- SHORT TASK
Lines from the one containing "Emit a Python script that matches this image, drawn with seaborn" to the one containing "from matplotlib.patches import Patch", both lines included, are to be extracted exactly from the data below; pictures are excluded.

- MATERIAL FOR THIS EXERCISE

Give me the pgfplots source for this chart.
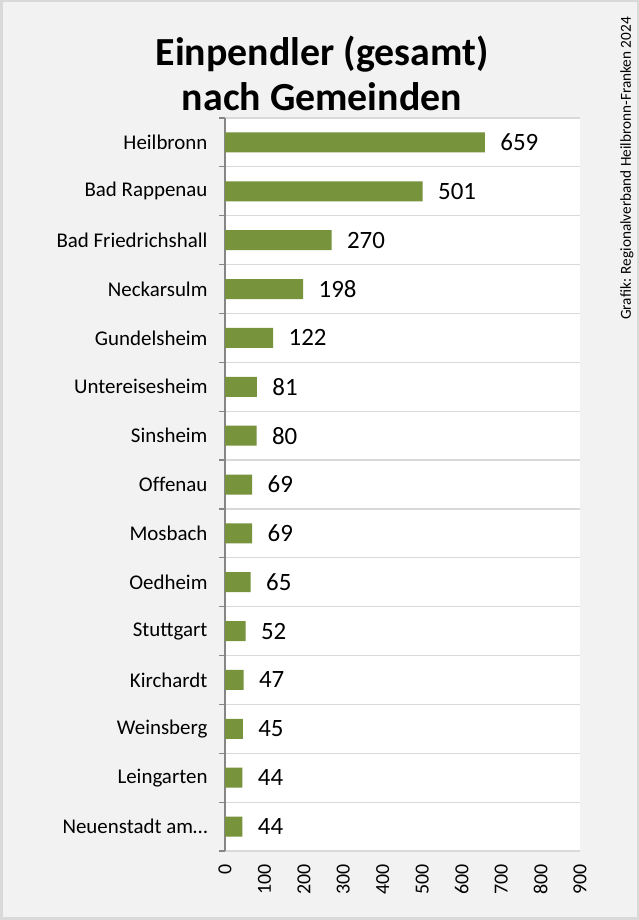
\documentclass[border=0pt]{standalone}
\usepackage{pgfplots}
\pgfplotsset{compat=1.18}
\usepackage{fontspec}
\setmainfont{Carlito}
\definecolor{bg}{HTML}{F2F2F2}
\definecolor{frame}{HTML}{D9D9D9}
\definecolor{grid}{HTML}{D9D9D9}
\definecolor{axisc}{HTML}{868686}
\definecolor{bar}{HTML}{77933C}
\begin{document}
\begin{tikzpicture}[x=1bp,y=1bp]
\fill[bg] (0,0) rectangle (639,920);
\draw[frame, line width=2bp] (1.5,1.5) rectangle (637.5,918.5);
\node[anchor=base, font=\fontsize{40}{44}\selectfont\bfseries] at (322,854) {Einpendler (gesamt)};
\node[anchor=base, font=\fontsize{40}{44}\selectfont\bfseries] at (322,809) {nach Gemeinden};
\node[rotate=90, anchor=east, inner sep=0pt, font=\fontsize{15.3}{16}\selectfont] at (627,903) {Grafik: Regionalverband Heilbronn-Franken 2024};
\begin{axis}[
  at={(225bp,69bp)}, anchor=south west,
  scale only axis, width=355bp, height=733bp,
  xbar, bar width=20bp,
  xmin=0, xmax=900, ymin=-0.5, ymax=14.5,
  y dir=reverse,
  /pgf/number format/assume math mode=true,
  axis background/.style={fill=white},
  axis x line*=bottom, axis y line*=left,
  x axis line style={draw=none},
  y axis line style={draw=axisc, line width=1.2bp},
  xtick={0,100,...,900},
  ytick={0,...,14},
  yticklabels={Heilbronn,Bad Rappenau,Bad Friedrichshall,Neckarsulm,Gundelsheim,Untereisesheim,Sinsheim,Of\kern0ptfenau,Mosbach,Oedheim,Stuttgart,Kirchardt,Weinsberg,Leingarten,Neuenstadt am…},
  minor ytick={-0.5,0.5,...,14.5},
  yminorgrids,
  minor grid style={draw=grid, line width=1.2bp},
  major tick length=0pt,
  minor tick length=6bp,
  tick align=outside,
  minor tick style={draw=axisc, line width=1.2bp},
  xticklabel style={rotate=90, anchor=east, font=\fontsize{20}{21}\selectfont, xshift=-10bp},
  yticklabel style={font=\fontsize{21}{22}\selectfont, xshift=-14bp},
  nodes near coords,
  nodes near coords style={font=\fontsize{25}{25}\selectfont, anchor=west, xshift=12bp, text=black},
  clip=false,
]
\addplot[fill=bar, draw=none] coordinates {
(659,0) (501,1) (270,2) (198,3) (122,4) (81,5) (80,6) (69,7) (69,8) (65,9) (52,10) (47,11) (45,12) (44,13) (44,14)};
\end{axis}
\end{tikzpicture}
\end{document}
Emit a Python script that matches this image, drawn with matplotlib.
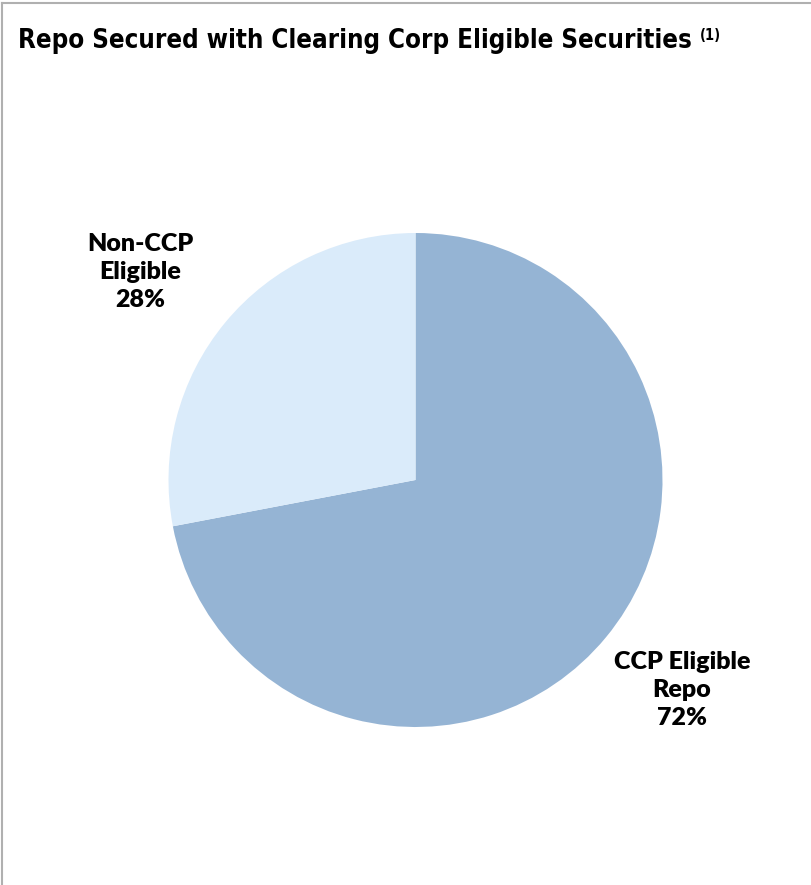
import matplotlib
matplotlib.use("Agg")
import matplotlib.pyplot as plt
from matplotlib.lines import Line2D

# data
labels = ["CCP Eligible\nRepo", "Non-CCP\nEligible"]
shares = [72, 28]
colors = ["#95B4D4", "#DAEBFA"]
title = "Repo Secured with Clearing Corp Eligible Securities"

W, H = 811, 885
fig = plt.figure(figsize=(W / 100, H / 100), dpi=100)
ax = fig.add_axes([0, 0, 1, 1])

cx, cy, r = 415.5, H - 480, 247
ax.pie(shares, colors=colors, startangle=90, counterclock=False,
       center=(cx, cy), radius=r, frame=True,
       wedgeprops={"linewidth": 0})
ax.set_xlim(0, W)
ax.set_ylim(0, H)
ax.set_aspect("equal")
ax.axis("off")

# slice labels
lab_font = dict(family=["Lato", "DejaVu Sans"], fontweight="heavy", fontsize=18,
                ha="center", va="center", linespacing=1.33)
ax.text(682, H - 690, f"{labels[0]}\n{shares[0]}%", **lab_font)
ax.text(140, H - 272, f"{labels[1]}\n{shares[1]}%", **lab_font)

# title with footnote marker
t = fig.text(18 / W, 1 - 41 / H, title, family=["DejaVu Sans"], fontstretch="condensed",
             fontweight="bold", fontsize=18.5, va="center", ha="left")
fig.canvas.draw()
bb = t.get_window_extent()
fig.text((bb.x1 + 8) / W, 1 - 36 / H, "(1)", family=["DejaVu Sans"], fontstretch="condensed",
         fontweight="bold", fontsize=10.5, va="center", ha="left")

# frame lines (left and top)
fig.add_artist(Line2D([1.5 / W, 1.5 / W], [0, 1 - 2.5 / H], color="#B0B0B0", lw=1.5))
fig.add_artist(Line2D([1.5 / W, 1], [1 - 2.5 / H, 1 - 2.5 / H], color="#B0B0B0", lw=1.5))

fig.savefig("out.png", dpi=100)
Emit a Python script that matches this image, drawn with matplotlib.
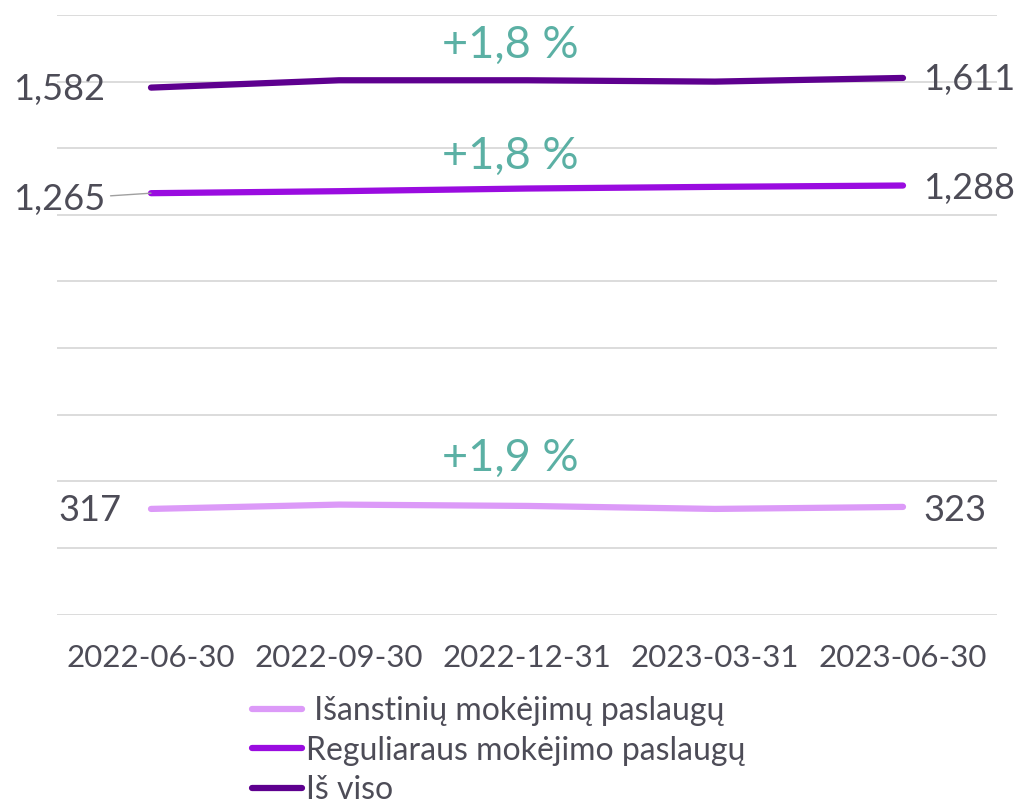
import matplotlib
matplotlib.use("Agg")
import matplotlib.pyplot as plt
from matplotlib.lines import Line2D

categories = ["2022-06-30", "2022-09-30", "2022-12-31", "2023-03-31", "2023-06-30"]
series_names = ["Išanstinių mokėjimų paslaugų", "Reguliaraus mokėjimo paslaugų", "Iš viso"]
prepaid = [317, 330, 326, 317, 323]
regular = [1265, 1271, 1279, 1284, 1288]
total = [1582, 1604, 1604, 1600, 1611]
changes = ["+1,9 %", "+1,8 %", "+1,8 %"]
change_y = [470, 1375, 1710]
colors = ["#dc9af8", "#9a0ce0", "#5e008f"]

plt.rcParams['font.family'] = ['Lato', 'DejaVu Sans']
TXT = "#4d4c57"
GREEN = "#5bb0a4"

fig = plt.figure(figsize=(10.2, 8.07), dpi=100)
ax = fig.add_axes([57/1020, (807-614.5)/807, 940/1020, 599.5/807])
x = list(range(len(categories)))
data = [prepaid, regular, total]
for vals, c in zip(data, colors):
    ax.plot(x, vals, color=c, lw=4.5, solid_capstyle='round', solid_joinstyle='round', zorder=3)

ax.set_xlim(-0.5, len(categories) - 0.5)
ax.set_ylim(0, 1800)
ax.set_yticks(range(0, 1801, 200))
ax.yaxis.grid(True, color="#d9d9d9", lw=1.3)
ax.set_axisbelow(True)
ax.tick_params(axis='y', left=False, labelleft=False)
ax.tick_params(axis='x', bottom=False, labelsize=22.5, labelcolor=TXT, pad=18)
ax.set_xticks(x)
ax.set_xticklabels(categories)
for s in ax.spines.values():
    s.set_visible(False)

fs = 26
# left labels
ax.annotate(f"{total[0]:,}", (0, total[0]), xytext=(-46, -2), textcoords='offset pixels',
            ha='right', va='center', fontsize=fs, color=TXT)
ax.annotate(f"{regular[0]:,}", (0, regular[0]), xytext=(-46, -6), textcoords='offset pixels',
            ha='right', va='center', fontsize=fs, color=TXT,
            arrowprops=dict(arrowstyle='-', color='#a0a0a0', lw=1, shrinkA=2, shrinkB=0))
ax.annotate(f"{prepaid[0]:,}", (0, prepaid[0]), xytext=(-30, -2), textcoords='offset pixels',
            ha='right', va='center', fontsize=fs, color=TXT)
# right labels
for vals, dy in zip(data, [-4, -3, -2]):
    ax.annotate(f"{vals[-1]:,}", (x[-1], vals[-1]), xytext=(20, dy), textcoords='offset pixels',
                ha='left', va='center', fontsize=fs, color=TXT)
# change labels
for txt, yv in zip(changes, change_y):
    ax.annotate(txt, (2, yv), xytext=(-17, 0), textcoords='offset pixels',
                ha='center', va='center', fontsize=32.5, color=GREEN)

handles = [Line2D([0], [0], color=c, lw=4.5, solid_capstyle='round') for c in colors]
labels = [" " + series_names[0], series_names[1], series_names[2]]
fig.legend(handles, labels, loc='upper left', bbox_to_anchor=(252/1020, 1 - 696/807),
           frameon=False, fontsize=23, labelcolor=TXT, handlelength=1.55, handletextpad=0.15,
           labelspacing=0.3, borderaxespad=0, borderpad=0)

fig.savefig("out.png", dpi=100, facecolor="white")
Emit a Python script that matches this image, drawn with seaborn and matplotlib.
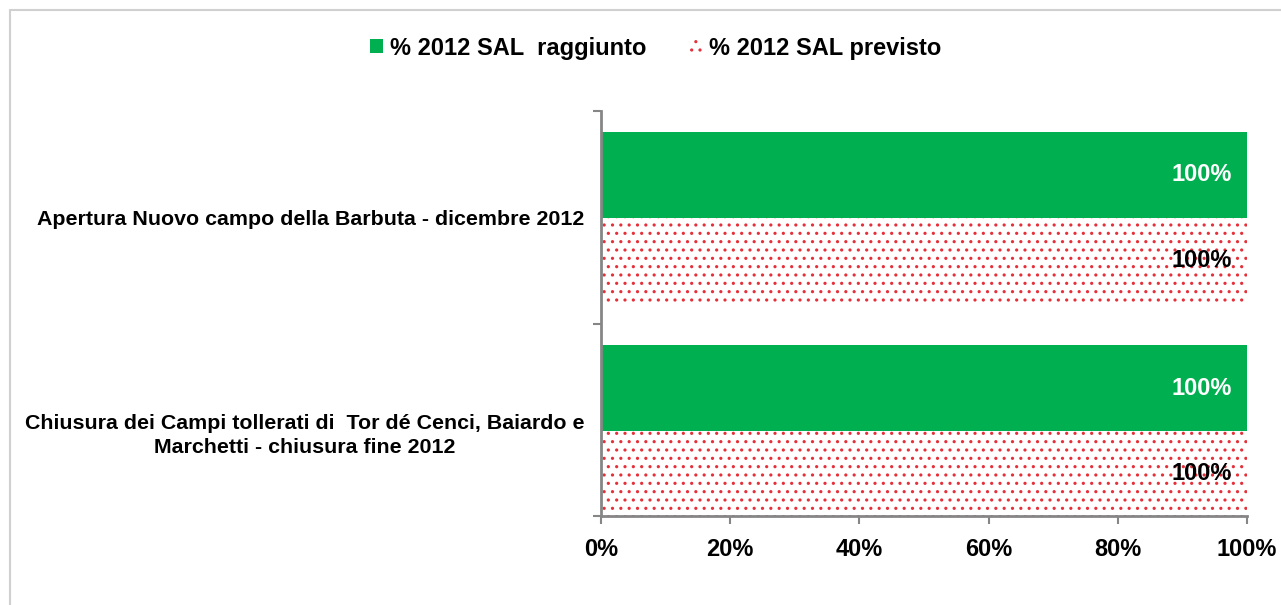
import pandas as pd
import numpy as np
import matplotlib
matplotlib.use("Agg")
import matplotlib.pyplot as plt
import seaborn as sns
from matplotlib.patches import Patch

categories = ["Apertura Nuovo campo della Barbuta - dicembre 2012",
              "Chiusura dei Campi tollerati di  Tor dé Cenci, Baiardo e\nMarchetti - chiusura fine 2012"]
series = ["% 2012 SAL  raggiunto", "% 2012 SAL previsto"]
raggiunto = [1.0, 1.0]
previsto = [1.0, 1.0]
xticks = [0, 0.2, 0.4, 0.6, 0.8, 1.0]
xticklabels = ["0%", "20%", "40%", "60%", "80%", "100%"]

green = "#00B050"
red = "#E5303A"
grey = "#868686"

sns.set_style("white")
plt.rcParams['font.family'] = ['Liberation Sans', 'DejaVu Sans']
plt.rcParams['font.weight'] = 'bold'
plt.rcParams['text.color'] = 'black'
plt.rcParams['xtick.labelcolor'] = 'black'
plt.rcParams['ytick.labelcolor'] = 'black'
plt.rcParams['hatch.linewidth'] = 1.1

d = pd.DataFrame({
    "cat": categories * 2,
    "serie": [series[0]] * 2 + [series[1]] * 2,
    "val": raggiunto + previsto,
})

fig = plt.figure(figsize=(12.81, 6.05), dpi=100)
ax = fig.add_axes([601/1281, 1-516/605, 646/1281, 405/605])

sns.barplot(data=d, y="cat", x="val", hue="serie", order=categories, hue_order=series,
            palette=[green, "white"], orient="h", width=0.8, ax=ax, legend=False,
            saturation=1)

for p in ax.containers[0]:
    p.set_facecolor(green)
    p.set_edgecolor("none")
    p.set_linewidth(0)
for p in ax.containers[1]:
    p.set_facecolor("white")
    p.set_edgecolor(red)
    p.set_linewidth(0)
    p.set_hatch("..")

txt0 = ax.bar_label(ax.containers[0], labels=[f"{v:.0%}" for v in raggiunto],
                    padding=-11, color="white", fontsize=17, fontweight="bold")
txt1 = ax.bar_label(ax.containers[1], labels=[f"{v:.0%}" for v in previsto],
                    padding=-11, color="black", fontsize=17, fontweight="bold")
for t in list(txt0) + list(txt1):
    t.set_ha("right")

ax.set_xlim(0, 1)
ax.set_ylim(1.4, -0.5)
ax.set_xlabel("")
ax.set_ylabel("")

ax.set_xticks(xticks)
ax.set_xticklabels(xticklabels, fontsize=17, fontweight="bold")
ax.tick_params(axis="x", direction="out", length=6, width=1.5, color=grey, pad=10, bottom=True)

ax.set_yticks([-0.5, 0.5, 1.4])
ax.set_yticklabels([])
ax.set_yticks([0, 1], minor=True)
ax.set_yticklabels(categories, minor=True, fontsize=15.4, fontweight="bold",
                   multialignment="center", linespacing=1.35)
ax.tick_params(axis="y", which="major", direction="out", length=6, width=1.5, color=grey, left=True)
ax.tick_params(axis="y", which="minor", length=0, pad=12, left=True)

for s in ["top", "right"]:
    ax.spines[s].set_visible(False)
for s in ["left", "bottom"]:
    ax.spines[s].set_color(grey)
    ax.spines[s].set_linewidth(2)

# legend
handles = [Patch(facecolor=green, edgecolor="none"),
           Patch(facecolor="white", edgecolor=red, hatch="..", linewidth=0)]
fig.legend(handles, series, loc="center", bbox_to_anchor=(0.512, 1-48/605), ncol=2,
           frameon=False, handlelength=0.55, handleheight=0.55, handletextpad=0.3,
           columnspacing=1.8, prop={"size": 17, "weight": "bold"})

# chart area frame
fig.add_artist(plt.Line2D([10/1281, 10/1281], [0, 1-10/605], color="#D0D0D0", lw=1.5))
fig.add_artist(plt.Line2D([10/1281, 1], [1-10/605, 1-10/605], color="#D0D0D0", lw=1.5))

fig.savefig("out.png", dpi=100)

- RESPONSE TO THE TASK
Emit a Python script that matches this image, drawn with seaborn and matplotlib.
import pandas as pd
import numpy as np
import matplotlib
matplotlib.use("Agg")
import matplotlib.pyplot as plt
import seaborn as sns
from matplotlib.patches import Patch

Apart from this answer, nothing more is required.